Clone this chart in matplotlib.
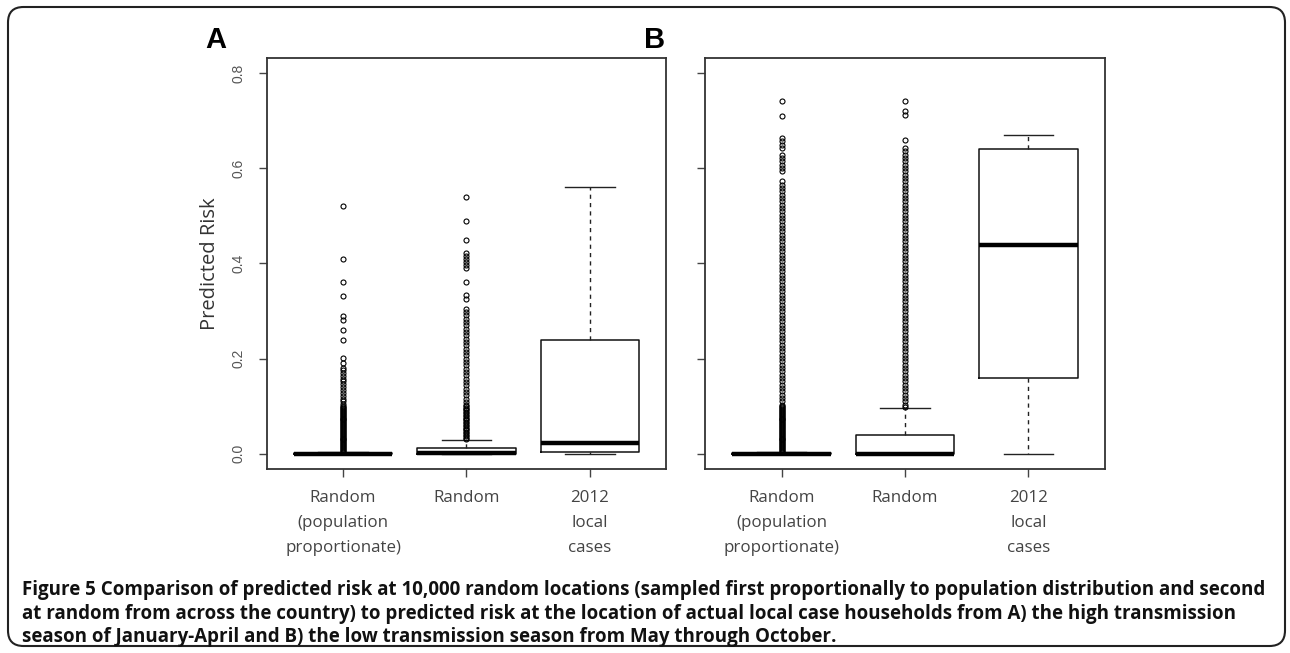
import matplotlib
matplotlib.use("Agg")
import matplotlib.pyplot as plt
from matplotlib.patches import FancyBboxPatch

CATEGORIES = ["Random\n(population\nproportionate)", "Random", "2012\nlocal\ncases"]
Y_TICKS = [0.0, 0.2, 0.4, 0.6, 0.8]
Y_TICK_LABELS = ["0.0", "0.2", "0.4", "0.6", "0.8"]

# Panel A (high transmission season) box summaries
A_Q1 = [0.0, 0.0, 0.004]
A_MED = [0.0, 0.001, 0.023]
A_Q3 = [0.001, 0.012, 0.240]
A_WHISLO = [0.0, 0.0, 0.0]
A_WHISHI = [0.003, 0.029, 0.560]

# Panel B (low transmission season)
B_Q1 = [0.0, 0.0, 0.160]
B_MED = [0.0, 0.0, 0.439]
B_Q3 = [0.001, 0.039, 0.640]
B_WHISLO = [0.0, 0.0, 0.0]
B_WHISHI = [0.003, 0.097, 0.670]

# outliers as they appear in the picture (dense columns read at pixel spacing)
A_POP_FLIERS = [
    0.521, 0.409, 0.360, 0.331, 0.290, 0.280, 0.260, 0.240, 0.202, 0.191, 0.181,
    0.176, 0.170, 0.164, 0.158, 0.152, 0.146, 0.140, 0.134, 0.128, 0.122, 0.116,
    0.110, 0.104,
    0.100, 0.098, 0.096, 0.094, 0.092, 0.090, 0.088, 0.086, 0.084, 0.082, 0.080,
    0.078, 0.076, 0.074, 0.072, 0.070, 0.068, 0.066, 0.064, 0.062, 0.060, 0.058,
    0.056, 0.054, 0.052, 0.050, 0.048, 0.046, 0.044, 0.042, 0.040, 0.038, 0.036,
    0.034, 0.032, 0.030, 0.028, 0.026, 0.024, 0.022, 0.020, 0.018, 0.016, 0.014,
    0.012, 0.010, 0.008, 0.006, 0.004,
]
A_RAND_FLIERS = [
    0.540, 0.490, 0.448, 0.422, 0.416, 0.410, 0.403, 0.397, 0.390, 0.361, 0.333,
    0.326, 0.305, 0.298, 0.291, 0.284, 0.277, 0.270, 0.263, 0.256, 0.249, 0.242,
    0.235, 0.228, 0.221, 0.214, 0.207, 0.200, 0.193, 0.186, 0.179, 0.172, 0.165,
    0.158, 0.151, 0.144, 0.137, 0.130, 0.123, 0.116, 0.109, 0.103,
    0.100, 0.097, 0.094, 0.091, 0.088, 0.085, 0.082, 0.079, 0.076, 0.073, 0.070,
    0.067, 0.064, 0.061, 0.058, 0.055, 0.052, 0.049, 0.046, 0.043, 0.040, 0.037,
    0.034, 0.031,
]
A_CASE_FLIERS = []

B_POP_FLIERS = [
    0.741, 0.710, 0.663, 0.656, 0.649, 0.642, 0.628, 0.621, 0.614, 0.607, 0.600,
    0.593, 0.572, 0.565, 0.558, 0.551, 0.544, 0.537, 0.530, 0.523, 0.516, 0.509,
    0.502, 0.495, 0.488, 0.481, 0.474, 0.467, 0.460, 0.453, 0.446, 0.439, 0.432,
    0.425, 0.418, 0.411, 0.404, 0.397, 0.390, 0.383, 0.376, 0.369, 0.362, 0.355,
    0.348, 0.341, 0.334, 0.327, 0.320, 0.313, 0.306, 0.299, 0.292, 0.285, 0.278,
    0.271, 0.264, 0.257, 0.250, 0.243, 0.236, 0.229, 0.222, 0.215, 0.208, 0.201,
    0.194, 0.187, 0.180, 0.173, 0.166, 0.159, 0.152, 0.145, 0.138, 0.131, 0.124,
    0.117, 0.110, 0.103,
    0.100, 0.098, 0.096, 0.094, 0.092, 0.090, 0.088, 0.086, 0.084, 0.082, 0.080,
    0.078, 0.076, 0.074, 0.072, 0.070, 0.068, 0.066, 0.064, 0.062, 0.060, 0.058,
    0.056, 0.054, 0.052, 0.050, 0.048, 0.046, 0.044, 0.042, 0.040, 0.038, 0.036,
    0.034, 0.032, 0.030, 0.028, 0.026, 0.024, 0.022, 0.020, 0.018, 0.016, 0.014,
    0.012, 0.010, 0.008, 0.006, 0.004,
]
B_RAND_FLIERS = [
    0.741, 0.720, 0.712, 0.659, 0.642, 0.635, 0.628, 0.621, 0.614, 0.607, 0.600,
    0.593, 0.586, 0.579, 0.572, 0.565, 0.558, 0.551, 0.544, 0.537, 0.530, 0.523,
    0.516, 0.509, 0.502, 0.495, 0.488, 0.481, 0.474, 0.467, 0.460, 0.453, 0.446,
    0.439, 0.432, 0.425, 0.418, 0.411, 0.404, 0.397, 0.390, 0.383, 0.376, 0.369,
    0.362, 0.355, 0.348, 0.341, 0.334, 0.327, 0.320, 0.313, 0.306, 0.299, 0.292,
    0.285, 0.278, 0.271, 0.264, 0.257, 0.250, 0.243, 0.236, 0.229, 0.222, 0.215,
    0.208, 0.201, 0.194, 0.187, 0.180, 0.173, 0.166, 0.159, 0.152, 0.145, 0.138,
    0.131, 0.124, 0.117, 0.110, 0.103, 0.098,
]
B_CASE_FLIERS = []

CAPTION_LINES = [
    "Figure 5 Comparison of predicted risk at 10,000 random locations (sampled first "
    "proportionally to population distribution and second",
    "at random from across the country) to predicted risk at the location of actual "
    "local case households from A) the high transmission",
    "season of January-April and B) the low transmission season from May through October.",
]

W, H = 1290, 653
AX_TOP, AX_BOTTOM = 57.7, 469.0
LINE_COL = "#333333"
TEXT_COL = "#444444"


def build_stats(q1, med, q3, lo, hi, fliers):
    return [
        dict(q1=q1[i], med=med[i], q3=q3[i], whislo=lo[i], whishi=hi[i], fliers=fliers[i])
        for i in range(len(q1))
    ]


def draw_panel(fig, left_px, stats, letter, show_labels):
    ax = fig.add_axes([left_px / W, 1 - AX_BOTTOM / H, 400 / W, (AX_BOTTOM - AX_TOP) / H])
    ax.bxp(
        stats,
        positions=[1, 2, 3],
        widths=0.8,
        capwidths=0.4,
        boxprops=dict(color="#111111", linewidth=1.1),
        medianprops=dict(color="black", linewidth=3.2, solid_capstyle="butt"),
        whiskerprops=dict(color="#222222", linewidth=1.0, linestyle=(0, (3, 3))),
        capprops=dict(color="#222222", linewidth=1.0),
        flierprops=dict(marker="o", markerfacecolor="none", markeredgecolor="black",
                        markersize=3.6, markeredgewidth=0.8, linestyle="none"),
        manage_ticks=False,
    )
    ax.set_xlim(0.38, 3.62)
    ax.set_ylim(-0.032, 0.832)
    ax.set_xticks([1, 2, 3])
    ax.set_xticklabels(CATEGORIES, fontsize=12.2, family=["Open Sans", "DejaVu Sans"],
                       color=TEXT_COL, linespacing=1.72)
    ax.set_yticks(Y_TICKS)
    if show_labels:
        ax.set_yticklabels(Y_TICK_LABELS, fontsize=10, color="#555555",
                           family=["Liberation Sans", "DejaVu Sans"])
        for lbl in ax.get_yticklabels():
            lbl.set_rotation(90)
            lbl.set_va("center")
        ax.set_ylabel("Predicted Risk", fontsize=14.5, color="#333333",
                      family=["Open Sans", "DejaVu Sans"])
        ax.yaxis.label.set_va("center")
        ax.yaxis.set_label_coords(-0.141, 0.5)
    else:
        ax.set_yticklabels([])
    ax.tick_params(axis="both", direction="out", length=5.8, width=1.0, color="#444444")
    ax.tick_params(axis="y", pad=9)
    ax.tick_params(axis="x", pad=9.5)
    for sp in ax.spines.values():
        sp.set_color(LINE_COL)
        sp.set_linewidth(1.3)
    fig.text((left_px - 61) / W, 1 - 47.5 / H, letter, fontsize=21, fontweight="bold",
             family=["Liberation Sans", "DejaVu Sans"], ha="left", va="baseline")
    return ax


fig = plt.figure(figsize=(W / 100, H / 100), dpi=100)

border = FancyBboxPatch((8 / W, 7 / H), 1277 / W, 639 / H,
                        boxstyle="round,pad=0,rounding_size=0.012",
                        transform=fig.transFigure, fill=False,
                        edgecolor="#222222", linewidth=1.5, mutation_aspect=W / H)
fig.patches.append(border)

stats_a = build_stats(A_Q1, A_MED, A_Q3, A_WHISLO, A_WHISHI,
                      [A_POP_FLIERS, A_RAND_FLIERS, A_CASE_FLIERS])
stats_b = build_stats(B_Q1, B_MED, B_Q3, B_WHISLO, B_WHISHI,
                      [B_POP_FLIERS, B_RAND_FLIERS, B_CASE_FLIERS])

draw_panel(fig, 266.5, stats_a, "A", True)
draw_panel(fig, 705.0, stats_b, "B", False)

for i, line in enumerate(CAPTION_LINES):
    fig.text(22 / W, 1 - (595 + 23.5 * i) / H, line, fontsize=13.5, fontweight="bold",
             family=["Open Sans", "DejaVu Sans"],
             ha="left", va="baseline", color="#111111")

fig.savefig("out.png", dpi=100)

TASK DETAILS:
Emit the lines of the material exactly, from its first line to the line containing "A_WHISHI = [0.003, 0.029, 0.560]", inclusive; leave every picture out.

REPLY TO THE EXERCISE:
Clone this chart in matplotlib.
import matplotlib
matplotlib.use("Agg")
import matplotlib.pyplot as plt
from matplotlib.patches import FancyBboxPatch

CATEGORIES = ["Random\n(population\nproportionate)", "Random", "2012\nlocal\ncases"]
Y_TICKS = [0.0, 0.2, 0.4, 0.6, 0.8]
Y_TICK_LABELS = ["0.0", "0.2", "0.4", "0.6", "0.8"]

# Panel A (high transmission season) box summaries
A_Q1 = [0.0, 0.0, 0.004]
A_MED = [0.0, 0.001, 0.023]
A_Q3 = [0.001, 0.012, 0.240]
A_WHISLO = [0.0, 0.0, 0.0]
A_WHISHI = [0.003, 0.029, 0.560]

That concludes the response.